The GO is a complicated structure with several constraints such as the true-path rule, term co-occurrences and mutual exclusivities, making it difficult to come up with a good “hand-crafted” loss function that also reflects the “realism” of a predicted GO annotation. Therefore, the concept of this study, i.e. learning if a prediction is realistic or not from data is innovative and very interesting. However, I have some concerns about the experiments, mainly the use of appropriate baselines, and the lack of interpretation of the results.

[Authors’ response:] The authors would like to thank the reviewer for his/her in-depth analysis and useful comments. The comments are answered accordingly as follows.

Major concerns:

1. One thing that troubled me while reading the manuscript is whether this model should be called a GAN. GANs are Generative models whose input is a noise vector (and an extra feature vector in the case of the conditional GANs) and their goal is typically to generate realistic-looking data, such as images, from scratch. Here, there is no noise input (Fig. 1), only a feature vector, and we are dealing with a classic classification task, where an output y is deterministically assigned to an input x. It is trained in an adversarial way, which is the novelty here, but I find that calling it a GAN is a little misleading.

[Authors’ response:] We agree with the respected reviewer that the generator of the main GAN generally needs to have a noise signal as an input. But it is common in the literature to call the type of conditional models similar to our proposed model as GAN, too. For example, the following works refer to their method as GAN while their generator’s inputs do not include noise:

R1. Isola, Phillip, et al. "Image-to-image translation with conditional adversarial networks." Proceedings of the IEEE conference on computer vision and pattern recognition. 2017.

R2. Zhu, Jun-Yan, Taesung Park, Phillip Isola, and Alexei A. Efros. "Unpaired image-to-image translation using cycle-consistent adversarial networks." In Proceedings of the IEEE international conference on computer vision, pp. 2223-2232. 2017.

Without the noise signal, the conditional generator learns a deterministic mapping between the input and the output space (i.e. it generates a sample from the output space given the input).
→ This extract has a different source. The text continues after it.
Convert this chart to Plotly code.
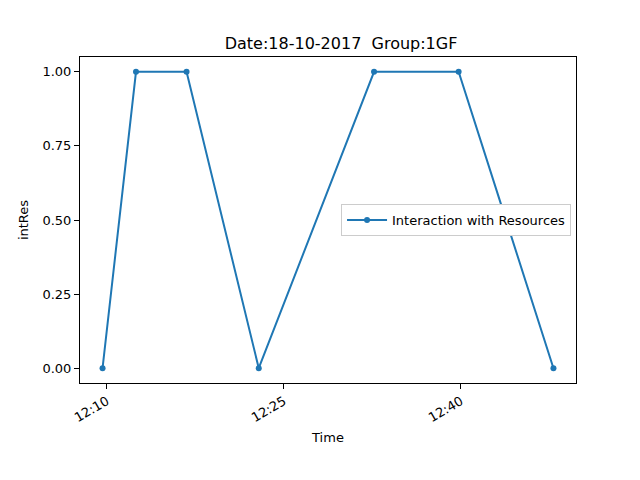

As mentioned in (R1), past conditional GANs have acknowledged using Gaussian noise but in some situations the generator learns to simply ignore it. Therefore, similar to the work in (R1) we provide the noise in the form of a dropout layer (as it is shown in Fig 1).

2. In lines 40-51, three previously published methods of exploiting label correlations for function prediction are mentioned (refs 31, 32, 28), but the authors do not compare to any of them, because they are “shallow”. I find that this is not a convincing argument not to compare to at least one of them. Comparing to a linear model would give a good baseline for label-correlation-based methods and provide further insight on the superiority of the proposed model. Another relevant linear label dimension reduction model that the authors could compare to is the following:

Bi W., Kwok J. (2011) Multi-label classification on tree-and DAG-structured hierarchies. In: International Conference on Machine Learning.

[Authors’ response:] Thanks for this valuable comment. We introduced “Multi-label classification on tree-and DAG-structured hierarchies” in the introduction in Lines 44-47 and reported its result in the second experiment. Because this paper does not work on sequences directly and needs a feature vector as input, we did the second experiment on it. The result is shown in Fig.5 of the revised manuscript.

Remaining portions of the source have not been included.